#### [Dataset rows]
* * * * * * *

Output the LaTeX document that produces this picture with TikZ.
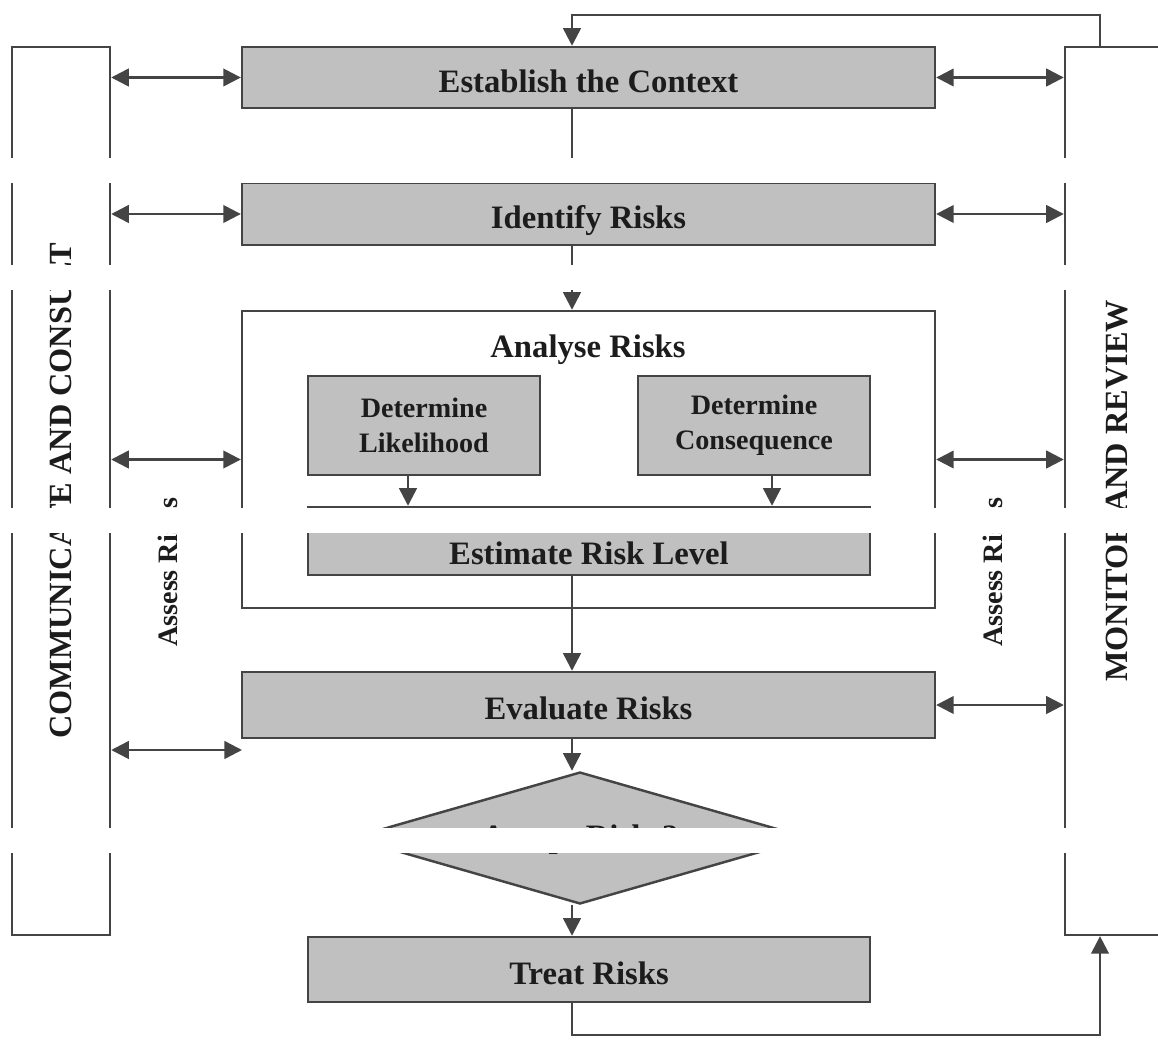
\documentclass[tikz,border=0pt]{standalone}
\usepackage{fontspec}
\setmainfont{Liberation Serif}
\usepackage{xcolor}
\usepackage{tikz}
\usetikzlibrary{arrows.meta,shapes.geometric}
\definecolor{boxgray}{HTML}{C0C0C0}
\definecolor{edge}{HTML}{444444}
\definecolor{ink}{HTML}{1C1C1C}

\begin{document}
\begin{tikzpicture}[x=0.02cm,y=-0.02cm,line width=1.4pt,
    shade box/.style={draw=edge,fill=boxgray,inner sep=0pt,text=ink,
      font=\bfseries\fontsize{18.6}{22}\selectfont},
    box/.style={shade box,text height=17pt,text depth=0pt},
    sub/.style={shade box,align=center,font=\bfseries\fontsize{16}{20}\selectfont},
    side/.style={draw=edge,fill=white,inner sep=0pt},
    sidetext/.style={rotate=90,text=ink,font=\bfseries\fontsize{18.4}{22}\selectfont},
    assess/.style={rotate=90,text=ink,font=\bfseries\fontsize{16}{20}\selectfont},
    arr/.style={draw=edge,-{Triangle[length=10pt,width=10pt]}},
    dbl/.style={draw=edge,{Triangle[length=10pt,width=10pt]}-{Triangle[length=10pt,width=10pt]}}]
  \useasboundingbox (0,0) rectangle (1158,1043);

  % side panels
  \node[side,minimum width=1.96cm,minimum height=17.76cm] (comm) at (61,491) {};
  \node[sidetext] (commt) at (comm) {COMMUNICATE AND CONSULT};
  \node[side,minimum width=2.08cm,minimum height=17.76cm] (mon) at (1117,491) {};
  \node[sidetext] (mont) at (mon) {MONITOR AND REVIEW};

  % main column
  \node[box,minimum width=13.86cm,minimum height=1.22cm] (ctx) at (588.5,77.5) {Establish the Context};
  \node[box,minimum width=13.86cm,minimum height=1.24cm] (idf) at (588.5,214) {Identify Risks};
  \node[side,minimum width=13.86cm,minimum height=5.94cm] (ana) at (588.5,459.5) {};
  \node[text=ink,font=\bfseries\fontsize{18.6}{22}\selectfont] (anat) at (588,350) {Analyse Risks};
  \node[sub,minimum width=4.64cm,minimum height=1.98cm] (lik) at (424,425.5) {Determine\\Likelihood};
  \node[sub,minimum width=4.64cm,minimum height=1.98cm] (con) at (754,425.5) {Determine\\Consequence};
  \node[box,text height=27pt,minimum width=11.24cm,minimum height=1.36cm] (est) at (589,541) {Estimate Risk Level};
  \node[shade box,diamond,aspect=3.47,text height=11pt,text depth=0pt,
    minimum width=9.16cm,minimum height=2.64cm] (acc) at (580,838) {Accept Risks?};
  \node[box,minimum width=13.86cm,minimum height=1.32cm] (eva) at (588.5,705) {Evaluate Risks};
  \node[box,minimum width=11.24cm,minimum height=1.3cm] (trt) at (589,969.5) {Treat Risks};

  \node[assess] (asl) at (168,572) {Assess Risks};
  \node[assess] (asr) at (993,572) {Assess Risks};

  \coordinate (spine) at (572,0);
  \coordinate (ll) at (408,0);
  \coordinate (cc) at (772,0);
  \coordinate (top) at (1100,15);
  \coordinate (bot) at (1100,1035);
  \coordinate (gap) at (242,750);

  % flow
  \draw[arr] (mon.north -| top) -- (top) -| (ctx.north -| spine);
  \draw[arr] (ctx.south -| spine) -- (idf.north -| spine);
  \draw[arr] (idf.south -| spine) -- (ana.north -| spine);
  \draw[arr] (lik.south -| ll) -- (est.north -| ll);
  \draw[arr] (con.south -| cc) -- (est.north -| cc);
  \draw[arr] (est.south -| spine) -- (eva.north -| spine);
  \draw[arr] (eva.south -| spine) -- (acc.north -| spine);
  \draw[arr] (acc.south -| spine) -- (trt.north -| spine);
  \draw[arr] (trt.south -| spine) |- (bot) -- (mon.south -| bot);

  % links to the side panels
  \foreach \n in {ctx,idf,ana}{
    \draw[dbl] (comm.east |- \n) -- (\n.west);
    \draw[dbl] (\n.east) -- (mon.west |- \n);
  }
  \draw[dbl] (comm.east |- gap) -- (gap);
  \draw[dbl] (eva.east) -- (mon.west |- eva);

  % white strips across the picture
  \foreach \a/\b in {158/183,265/290,508/533,828/853}
    \fill[white] (-5,\a) rectangle (1165,\b);
\end{tikzpicture}
\end{document}
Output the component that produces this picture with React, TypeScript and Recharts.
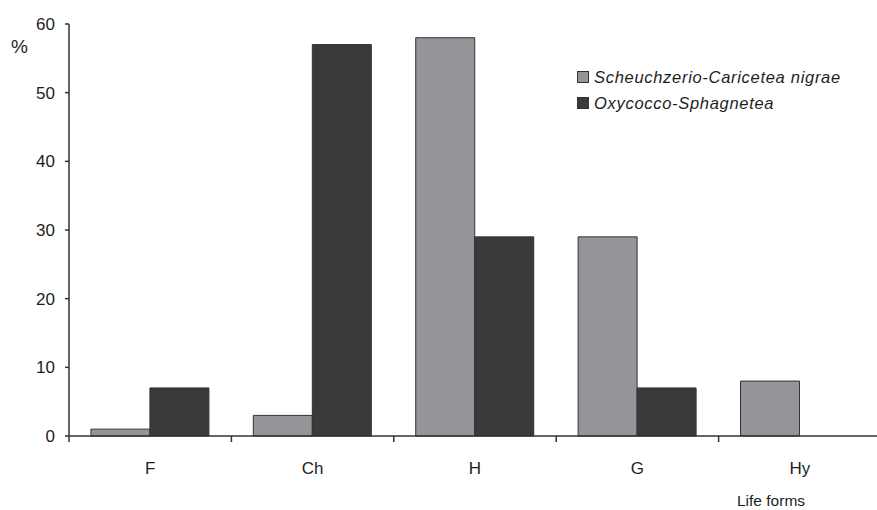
import React from 'react';
import { BarChart, Bar, XAxis, YAxis } from 'recharts';

const lifeForms = ['F', 'Ch', 'H', 'G', 'Hy'];
const scheuchzerio = [1, 3, 58, 29, 8];
const oxycocco = [7, 57, 29, 7, 0];
const yTicks = [0, 10, 20, 30, 40, 50, 60];

const series = [
  { key: 'scheuchzerio', name: 'Scheuchzerio-Caricetea nigrae', color: '#949598' },
  { key: 'oxycocco', name: 'Oxycocco-Sphagnetea', color: '#3a3a3a' },
];

const data = lifeForms.map((name, i) => ({
  name,
  scheuchzerio: scheuchzerio[i],
  oxycocco: oxycocco[i],
}));

const FONT = 'Arial, "Liberation Sans", sans-serif';
const TEXT = '#1e1e1e';

// category label in the middle, tick mark on the band boundary
function CategoryTick(props: any) {
  const { x, y, payload } = props;
  const half = payload?.offset ?? 0;
  return (
    <g>
      <line x1={x - half} y1={y} x2={x - half} y2={y + 6} stroke="#333" strokeWidth={1.5} />
      <text x={x} y={y + 38} textAnchor="middle" fontFamily={FONT} fontSize={17} fill={TEXT}>
        {payload.value}
      </text>
    </g>
  );
}

export default function App() {
  return (
    <div style={{ position: 'absolute', left: 0, top: 0, width: 877, height: 510, overflow: 'hidden', background: '#fff' }}>
      <BarChart width={881} height={510} data={data} margin={{ top: 24, right: 0, bottom: 0, left: 0 }}
        barCategoryGap="13.5%" barGap={0}>
        <XAxis dataKey="name" height={74} tickSize={0} tickMargin={0} tickLine={false}
          axisLine={{ stroke: '#333', strokeWidth: 1.5 }} tick={<CategoryTick />} interval={0} />
        <YAxis domain={[0, 60]} ticks={yTicks} width={69} tickSize={4} tickMargin={10}
          axisLine={{ stroke: '#333', strokeWidth: 1.5 }} tickLine={{ stroke: '#333', strokeWidth: 1.5 }}
          tick={{ fill: TEXT, fontSize: 17, fontFamily: FONT }} />
        {series.map((s) => (
          <Bar key={s.key} dataKey={s.key} name={s.name} fill={s.color} stroke="#333" strokeWidth={1}
            isAnimationActive={false} />
        ))}
      </BarChart>
      <div style={{ position: 'absolute', left: 11, top: 36, fontFamily: FONT, fontSize: 19, color: TEXT }}>%</div>
      <div style={{ position: 'absolute', left: 577, top: 64, fontFamily: FONT, fontStyle: 'italic', fontSize: 16.5,
        color: TEXT, letterSpacing: 0.7 }}>
        {series.map((s) => (
          <div key={s.key} style={{ display: 'flex', alignItems: 'center', height: 26 }}>
            <span style={{ width: 10, height: 10, background: s.color, border: '1px solid #333', marginRight: 5 }} />
            {s.name}
          </div>
        ))}
      </div>
      <div style={{ position: 'absolute', left: 737, top: 492, fontFamily: FONT, fontSize: 15.5, color: TEXT }}>
        Life forms
      </div>
    </div>
  );
}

* * * * * * *

All records above are to be printed exactly, minus the pictures they contain.

Output the LaTeX document that produces this picture with TikZ.
\documentclass[tikz,border=0pt]{standalone}
\usepackage{fontspec}
\setmainfont{Liberation Serif}
\usepackage{xcolor}
\usepackage{tikz}
\usetikzlibrary{arrows.meta,shapes.geometric}
\definecolor{boxgray}{HTML}{C0C0C0}
\definecolor{edge}{HTML}{444444}
\definecolor{ink}{HTML}{1C1C1C}

\begin{document}
\begin{tikzpicture}[x=0.02cm,y=-0.02cm,line width=1.4pt,
    shade box/.style={draw=edge,fill=boxgray,inner sep=0pt,text=ink,
      font=\bfseries\fontsize{18.6}{22}\selectfont},
    box/.style={shade box,text height=17pt,text depth=0pt},
    sub/.style={shade box,align=center,font=\bfseries\fontsize{16}{20}\selectfont},
    side/.style={draw=edge,fill=white,inner sep=0pt},
    sidetext/.style={rotate=90,text=ink,font=\bfseries\fontsize{18.4}{22}\selectfont},
    assess/.style={rotate=90,text=ink,font=\bfseries\fontsize{16}{20}\selectfont},
    arr/.style={draw=edge,-{Triangle[length=10pt,width=10pt]}},
    dbl/.style={draw=edge,{Triangle[length=10pt,width=10pt]}-{Triangle[length=10pt,width=10pt]}}]
  \useasboundingbox (0,0) rectangle (1158,1043);

  % side panels
  \node[side,minimum width=1.96cm,minimum height=17.76cm] (comm) at (61,491) {};
  \node[sidetext] (commt) at (comm) {COMMUNICATE AND CONSULT};
  \node[side,minimum width=2.08cm,minimum height=17.76cm] (mon) at (1117,491) {};
  \node[sidetext] (mont) at (mon) {MONITOR AND REVIEW};

  % main column
  \node[box,minimum width=13.86cm,minimum height=1.22cm] (ctx) at (588.5,77.5) {Establish the Context};
  \node[box,minimum width=13.86cm,minimum height=1.24cm] (idf) at (588.5,214) {Identify Risks};
  \node[side,minimum width=13.86cm,minimum height=5.94cm] (ana) at (588.5,459.5) {};
  \node[text=ink,font=\bfseries\fontsize{18.6}{22}\selectfont] (anat) at (588,350) {Analyse Risks};
  \node[sub,minimum width=4.64cm,minimum height=1.98cm] (lik) at (424,425.5) {Determine\\Likelihood};
  \node[sub,minimum width=4.64cm,minimum height=1.98cm] (con) at (754,425.5) {Determine\\Consequence};
  \node[box,text height=27pt,minimum width=11.24cm,minimum height=1.36cm] (est) at (589,541) {Estimate Risk Level};
  \node[shade box,diamond,aspect=3.47,text height=11pt,text depth=0pt,
    minimum width=9.16cm,minimum height=2.64cm] (acc) at (580,838) {Accept Risks?};
  \node[box,minimum width=13.86cm,minimum height=1.32cm] (eva) at (588.5,705) {Evaluate Risks};
  \node[box,minimum width=11.24cm,minimum height=1.3cm] (trt) at (589,969.5) {Treat Risks};

  \node[assess] (asl) at (168,572) {Assess Risks};
  \node[assess] (asr) at (993,572) {Assess Risks};

  \coordinate (spine) at (572,0);
  \coordinate (ll) at (408,0);
  \coordinate (cc) at (772,0);
  \coordinate (top) at (1100,15);
  \coordinate (bot) at (1100,1035);
  \coordinate (gap) at (242,750);

  % flow
  \draw[arr] (mon.north -| top) -- (top) -| (ctx.north -| spine);
  \draw[arr] (ctx.south -| spine) -- (idf.north -| spine);
  \draw[arr] (idf.south -| spine) -- (ana.north -| spine);
  \draw[arr] (lik.south -| ll) -- (est.north -| ll);
  \draw[arr] (con.south -| cc) -- (est.north -| cc);
  \draw[arr] (est.south -| spine) -- (eva.north -| spine);
  \draw[arr] (eva.south -| spine) -- (acc.north -| spine);
  \draw[arr] (acc.south -| spine) -- (trt.north -| spine);
  \draw[arr] (trt.south -| spine) |- (bot) -- (mon.south -| bot);

  % links to the side panels
  \foreach \n in {ctx,idf,ana}{
    \draw[dbl] (comm.east |- \n) -- (\n.west);
    \draw[dbl] (\n.east) -- (mon.west |- \n);
  }
  \draw[dbl] (comm.east |- gap) -- (gap);
  \draw[dbl] (eva.east) -- (mon.west |- eva);

  % white strips across the picture
  \foreach \a/\b in {158/183,265/290,508/533,828/853}
    \fill[white] (-5,\a) rectangle (1165,\b);
\end{tikzpicture}
\end{document}
Output the component that produces this picture with React, TypeScript and Recharts.
import React from 'react';
import { BarChart, Bar, XAxis, YAxis } from 'recharts';

const lifeForms = ['F', 'Ch', 'H', 'G', 'Hy'];
const scheuchzerio = [1, 3, 58, 29, 8];
const oxycocco = [7, 57, 29, 7, 0];
const yTicks = [0, 10, 20, 30, 40, 50, 60];

const series = [
  { key: 'scheuchzerio', name: 'Scheuchzerio-Caricetea nigrae', color: '#949598' },
  { key: 'oxycocco', name: 'Oxycocco-Sphagnetea', color: '#3a3a3a' },
];

const data = lifeForms.map((name, i) => ({
  name,
  scheuchzerio: scheuchzerio[i],
  oxycocco: oxycocco[i],
}));

const FONT = 'Arial, "Liberation Sans", sans-serif';
const TEXT = '#1e1e1e';

// category label in the middle, tick mark on the band boundary
function CategoryTick(props: any) {
  const { x, y, payload } = props;
  const half = payload?.offset ?? 0;
  return (
    <g>
      <line x1={x - half} y1={y} x2={x - half} y2={y + 6} stroke="#333" strokeWidth={1.5} />
      <text x={x} y={y + 38} textAnchor="middle" fontFamily={FONT} fontSize={17} fill={TEXT}>
        {payload.value}
      </text>
    </g>
  );
}

export default function App() {
  return (
    <div style={{ position: 'absolute', left: 0, top: 0, width: 877, height: 510, overflow: 'hidden', background: '#fff' }}>
      <BarChart width={881} height={510} data={data} margin={{ top: 24, right: 0, bottom: 0, left: 0 }}
        barCategoryGap="13.5%" barGap={0}>
        <XAxis dataKey="name" height={74} tickSize={0} tickMargin={0} tickLine={false}
          axisLine={{ stroke: '#333', strokeWidth: 1.5 }} tick={<CategoryTick />} interval={0} />
        <YAxis domain={[0, 60]} ticks={yTicks} width={69} tickSize={4} tickMargin={10}
          axisLine={{ stroke: '#333', strokeWidth: 1.5 }} tickLine={{ stroke: '#333', strokeWidth: 1.5 }}
          tick={{ fill: TEXT, fontSize: 17, fontFamily: FONT }} />
        {series.map((s) => (
          <Bar key={s.key} dataKey={s.key} name={s.name} fill={s.color} stroke="#333" strokeWidth={1}
            isAnimationActive={false} />
        ))}
      </BarChart>
      <div style={{ position: 'absolute', left: 11, top: 36, fontFamily: FONT, fontSize: 19, color: TEXT }}>%</div>
      <div style={{ position: 'absolute', left: 577, top: 64, fontFamily: FONT, fontStyle: 'italic', fontSize: 16.5,
        color: TEXT, letterSpacing: 0.7 }}>
        {series.map((s) => (
          <div key={s.key} style={{ display: 'flex', alignItems: 'center', height: 26 }}>
            <span style={{ width: 10, height: 10, background: s.color, border: '1px solid #333', marginRight: 5 }} />
            {s.name}
          </div>
        ))}
      </div>
      <div style={{ position: 'absolute', left: 737, top: 492, fontFamily: FONT, fontSize: 15.5, color: TEXT }}>
        Life forms
      </div>
    </div>
  );
}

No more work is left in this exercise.